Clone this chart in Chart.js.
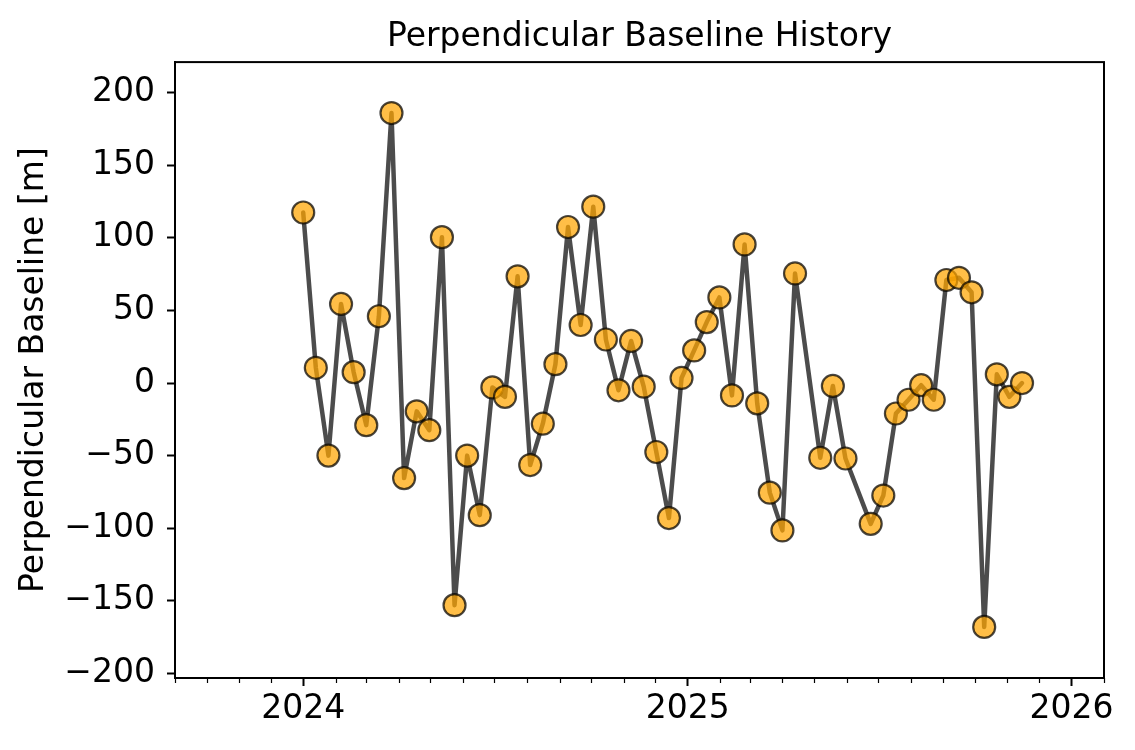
<!DOCTYPE html>
<html>
<head>
<meta charset="utf-8">
<script src="https://cdn.jsdelivr.net/npm/chart.js@4.4.1/dist/chart.umd.min.js"></script>
<style>
  html, body { margin: 0; padding: 0; background: #fff; }
</style>
</head>
<body>
<canvas id="baseline" width="1135" height="750"></canvas>
<script>
// acquisition dates (12-day repeat, two gaps) and perpendicular baseline in metres
const dates = [
  '2024-01-01', '2024-01-13', '2024-01-25', '2024-02-06', '2024-02-18', '2024-03-01',
  '2024-03-13', '2024-03-25', '2024-04-06', '2024-04-18', '2024-04-30', '2024-05-12',
  '2024-05-24', '2024-06-05', '2024-06-17', '2024-06-29', '2024-07-11', '2024-07-23',
  '2024-08-04', '2024-08-16', '2024-08-28', '2024-09-09', '2024-09-21', '2024-10-03',
  '2024-10-15', '2024-10-27', '2024-11-08', '2024-11-20', '2024-12-02', '2024-12-14',
  '2024-12-26', '2025-01-07', '2025-01-19', '2025-01-31', '2025-02-12', '2025-02-24',
  '2025-03-08', '2025-03-20', '2025-04-01', '2025-04-13', '2025-05-07', '2025-05-19',
  '2025-05-31', '2025-06-24', '2025-07-06', '2025-07-18', '2025-07-30', '2025-08-11',
  '2025-08-23', '2025-09-04', '2025-09-16', '2025-09-28', '2025-10-10', '2025-10-22',
  '2025-11-03', '2025-11-15'
];
const baselines = [
  117.5, 10.5, -50, 54.5, 7.5, -29,
  46, 186, -65.5, -19.5, -32.5, 100.5,
  -153, -50, -91, -3, -9.5, 73.5,
  -56.5, -28, 13, 107.5, 40, 121.5,
  30, -5, 29, -2.5, -47.5, -93,
  3.5, 22.5, 42, 59, -8.5, 95.5,
  -14, -75.5, -101.5, 75.5, -51.5, -2,
  -52, -97, -77.5, -21, -11.5, -1.5,
  -11.5, 71, 72.5, 62.5, -168, 6,
  -9.5, 0
];
const yearTicks = ['2024-01-01', '2025-01-01', '2026-01-01'];
const yTicks = [-200, -150, -100, -50, 0, 50, 100, 150, 200];
const xRange = ['2023-09-01', '2026-02-01'];
const yRange = [-203.2, 221.1];

const ms = s => Date.parse(s + 'T00:00:00Z');
const points = dates.map((d, i) => ({ x: ms(d), y: baselines[i] }));
const FONT = 'DejaVu Sans';

// black box round the plot and short monthly minor ticks
const framePlugin = {
  id: 'frame',
  afterDraw(chart) {
    const { ctx, chartArea: a } = chart;
    const xs = chart.scales.x;
    ctx.save();
    ctx.strokeStyle = '#000';
    ctx.lineWidth = 1.2;
    const start = new Date(ms(xRange[0]));
    const end = ms(xRange[1]);
    for (let y = start.getUTCFullYear(), m = start.getUTCMonth(); ; m++) {
      const t = Date.UTC(y, m, 1);
      if (t > end) break;
      if (new Date(t).getUTCMonth() === 0) continue;
      const px = Math.round(xs.getPixelForValue(t)) + 0.5;
      ctx.beginPath();
      ctx.moveTo(px, a.bottom);
      ctx.lineTo(px, a.bottom + 5);
      ctx.stroke();
    }
    ctx.lineWidth = 2;
    ctx.strokeRect(a.left, a.top, a.right - a.left, a.bottom - a.top);
    ctx.restore();
  }
};

new Chart(document.getElementById('baseline'), {
  type: 'line',
  data: {
    datasets: [{
      data: points,
      borderColor: 'rgba(0,0,0,0.7)',
      borderWidth: 4.5,
      borderJoinStyle: 'round',
      borderCapStyle: 'round',
      tension: 0,
      pointRadius: 11,
      pointHoverRadius: 11,
      pointBackgroundColor: 'rgba(255,165,0,0.72)',
      pointBorderColor: 'rgba(0,0,0,0.72)',
      pointBorderWidth: 2.2
    }]
  },
  options: {
    responsive: false,
    animation: false,
    devicePixelRatio: 1,
    layout: { padding: { left: 0, right: 31, top: 0, bottom: 0 } },
    plugins: {
      legend: { display: false },
      tooltip: { enabled: false },
      title: {
        display: true,
        fullSize: false,
        text: 'Perpendicular Baseline History',
        color: '#000',
        font: { family: FONT, size: 33, weight: 'normal' },
        padding: { top: 18, bottom: 4.5 }
      }
    },
    scales: {
      x: {
        type: 'linear',
        min: ms(xRange[0]),
        max: ms(xRange[1]),
        afterBuildTicks: s => { s.ticks = yearTicks.map(d => ({ value: ms(d) })); },
        afterFit: s => { s.height = 72; },
        ticks: {
          color: '#000',
          font: { family: FONT, size: 33 },
          padding: 4,
          maxRotation: 0,
          autoSkip: false,
          callback: v => String(new Date(v).getUTCFullYear())
        },
        grid: { drawOnChartArea: false, color: '#000', tickLength: 8, tickWidth: 2 },
        border: { display: true, color: '#000', width: 2 }
      },
      y: {
        min: yRange[0],
        max: yRange[1],
        afterBuildTicks: s => { s.ticks = yTicks.map(v => ({ value: v })); },
        afterFit: s => { s.width = 175; },
        ticks: {
          color: '#000',
          font: { family: FONT, size: 33 },
          padding: 12,
          callback: v => (v < 0 ? '\u2212' + Math.abs(v) : String(v))
        },
        title: {
          display: true,
          text: 'Perpendicular Baseline [m]',
          color: '#000',
          font: { family: FONT, size: 33 },
          padding: { top: 15, bottom: 0 }
        },
        grid: { drawOnChartArea: false, color: '#000', tickLength: 8, tickWidth: 2 },
        border: { display: true, color: '#000', width: 2 }
      }
    }
  },
  plugins: [framePlugin]
});
</script>
</body>
</html>
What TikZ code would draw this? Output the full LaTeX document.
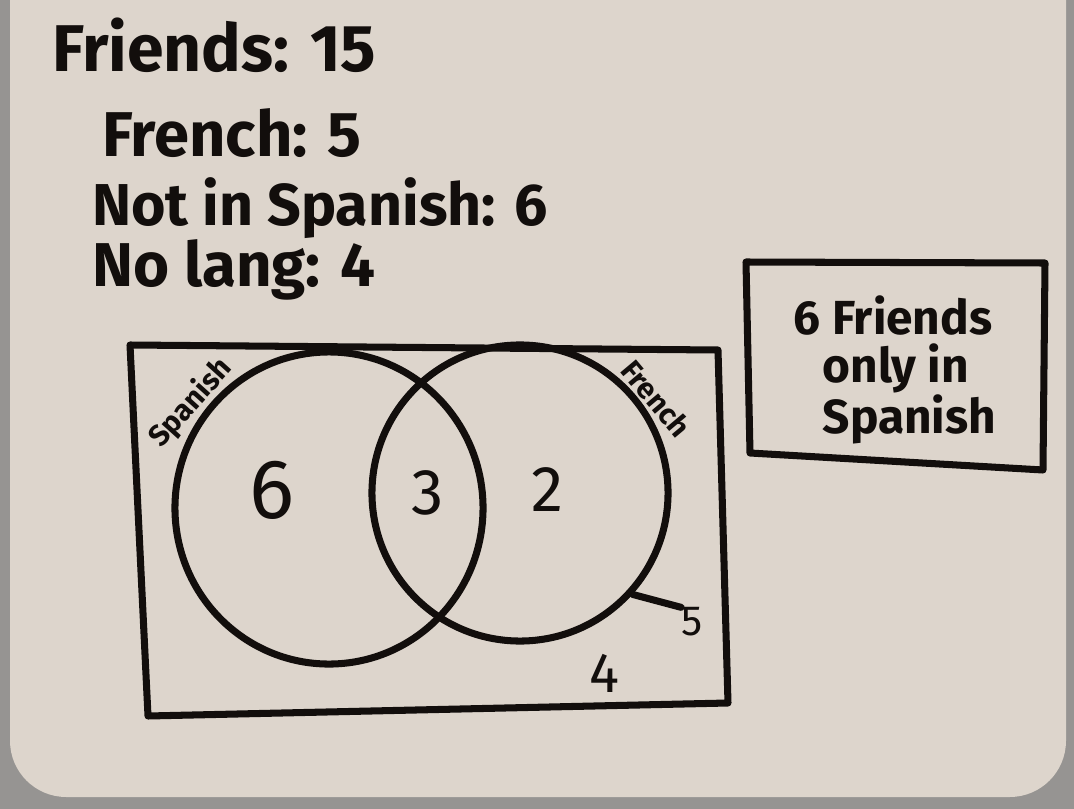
\documentclass[tikz,border=0pt]{standalone}
\usepackage{fontspec}
\setmainfont{Fira Sans}
\definecolor{board}{RGB}{221, 213, 204}
\definecolor{frame}{RGB}{150, 148, 146}
\definecolor{ink}{RGB}{18, 14, 12}
\usetikzlibrary{shapes.geometric, positioning}

\begin{document}
\begin{tikzpicture}[
            x=0.025cm, y=-0.025cm,
            marker/.style={draw=ink, line width=5pt, line join=round, line cap=round},
            note/.style={text=ink, font=\bfseries, anchor=west, inner sep=0pt},
            count/.style={text=ink, font=\fontsize{46}{50}\selectfont, inner sep=0pt},
            setring/.style={marker, ellipse, inner sep=0pt},
            setname/.style={text=ink, font=\bfseries\fontsize{21}{24}\selectfont, inner sep=0pt}
        ]
            % board and frame
            \useasboundingbox (0,0) rectangle (1074,809);
            \clip (0,0) rectangle (1074,809);
            \fill[frame] (0,0) rectangle (1074,809);
            \fill[board, rounded corners=40] (10,-60) rectangle (1066,797);
            % notes at the top
            \node[note, font=\bfseries\fontsize{47}{50}\selectfont] (friends) at (52,45) {Friends: 15};
            \node[note, font=\bfseries\fontsize{45}{48}\selectfont] (french) at (102,133) {French: 5};
            \node[note, font=\bfseries\fontsize{42}{46}\selectfont] (notspa) at (92,208) {Not in Spanish: 6};
            \node[note, font=\bfseries\fontsize{44}{48}\selectfont] (nolang) at (92,270) {No lang: 4};
            % universal set
            \draw[marker] (130,345) -- (718,350) -- (728,703) -- (148,716) -- cycle;
            \node[setring, minimum width=7.7cm, minimum height=7.8cm] (spanishset) at (329,508) {};
            \node[setring, minimum width=7.4cm, minimum height=7.4cm] (frenchset) at (520,493) {};
            \node[setname, rotate=48] (spanishname) at (191,403) {Spanish};
            \node[setname, rotate=-50] (frenchname) at (656,398) {French};
            % region counts
            \node[count, font=\fontsize{60}{64}\selectfont] (onlyspa) at (272,490) {6};
            \node[count] (both) at (428,493) {3};
            \node[count] (onlyfre) at (548,490) {2};
            \node[count, font=\fontsize{40}{44}\selectfont] (none) at (604,673) {4};
            \node[count, font=\fontsize{30}{34}\selectfont] (frtotal) at (692,622) {5};
            \draw[marker] (frenchset.-42) -- (frtotal.north west);
            % answer box
            \draw[marker] (746,262) -- (1045,263) -- (1043,470) -- (750,453) -- cycle;
            \node[text=ink, font=\bfseries\fontsize{34}{34}\selectfont, align=left, inner sep=0pt] (answer) at (895,370) {6 Friends\\\hspace{0.6em}only in\\\hspace{0.6em}Spanish};
        \end{tikzpicture}
\end{document}
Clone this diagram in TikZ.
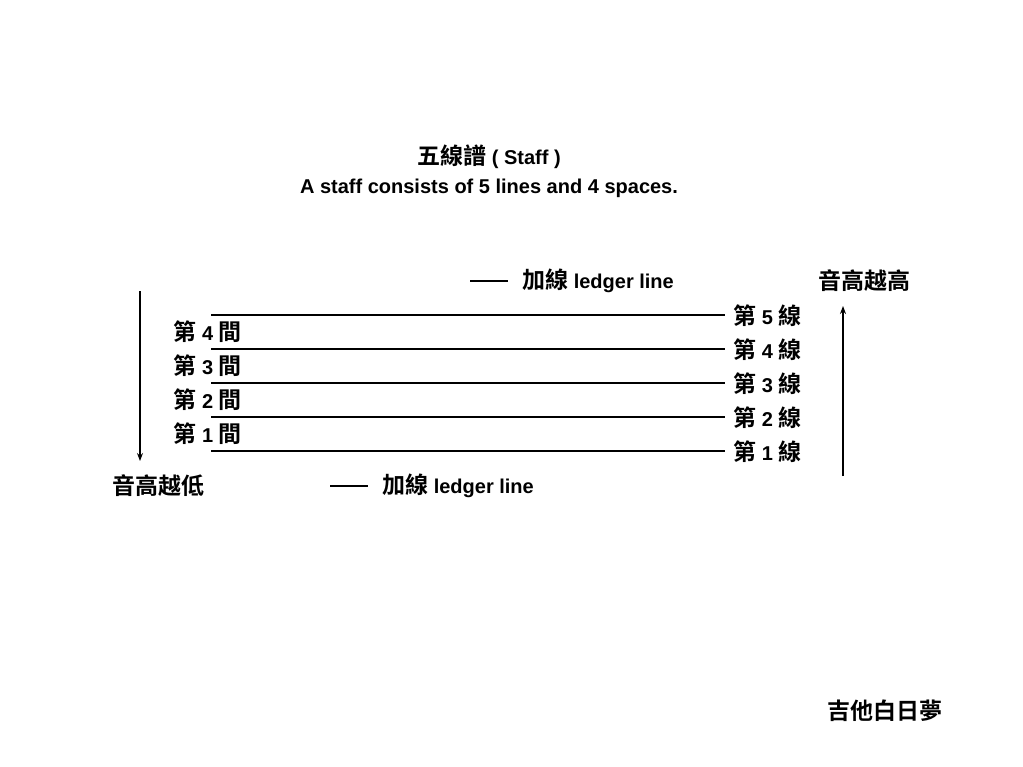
\documentclass[tikz,border=0pt]{standalone}
\usepackage{fontspec}
\setmainfont{Liberation Sans}
\newfontfamily\cjkf{Noto Sans CJK TC}[BoldFont={* Bold}]
\newcommand{\Cj}[1]{{\cjkf\fontsize{23}{26}\selectfont #1}}
\usetikzlibrary{arrows.meta}
\begin{document}
\begin{tikzpicture}[x=1pt,y=-1pt,
  lbl/.style={font=\bfseries\fontsize{20}{24}\selectfont,inner sep=0pt},
  stf/.style={line width=1.2pt},
  arr/.style={line width=1.2pt,-{Stealth[length=8pt,width=6pt]}}]
\useasboundingbox (0,0) rectangle (1023,766);
\node[lbl] (t1) at (489,157) {\Cj{五線譜} ( Staff )};
\node[lbl] (t2) at (489,188) {A staff consists of 5 lines and 4 spaces.};
\foreach \i/\y in {1/451,2/417,3/383,4/349,5/315}{
  \coordinate (a\i) at (211,\y); \coordinate (b\i) at (725,\y);
  \draw[stf] (a\i) -- (b\i);
  \node[lbl,anchor=west] (r\i) at (733,\y+1) {\Cj{第} \i\ \Cj{線}};
}
\foreach \i/\y in {1/434,2/400,3/366,4/332}{
  \node[lbl,anchor=east] (l\i) at (242,\y) {\Cj{第} \i\ \Cj{間}};
}
\coordinate (da) at (140,291); \coordinate (db) at (140,461);
\draw[arr] (da) -- (db);
\node[lbl] (low) at (158,486) {\Cj{音高越低}};
\coordinate (ua) at (843,476); \coordinate (ub) at (843,306);
\draw[arr] (ua) -- (ub);
\node[lbl] (high) at (864,281) {\Cj{音高越高}};
\coordinate (la1) at (470,281); \coordinate (lb1) at (508,281);
\draw[stf] (la1) -- (lb1);
\node[lbl,anchor=west] (led1) at (522,281) {\Cj{加線} ledger line};
\coordinate (la2) at (330,486); \coordinate (lb2) at (368,486);
\draw[stf] (la2) -- (lb2);
\node[lbl,anchor=west] (led2) at (382,486) {\Cj{加線} ledger line};
\node[lbl] (foot) at (885,711) {\Cj{吉他白日夢}};
\end{tikzpicture}
\end{document}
■ ■ ■ ■ ■
### THE EXERCISE:
The lines to collect are those holding the string "this"; copy them all.

### FULL SOLUTION:
Clone this chart in Chart.js.
What TikZ code would draw this? Output the full LaTeX document.
Clone this diagram in TikZ.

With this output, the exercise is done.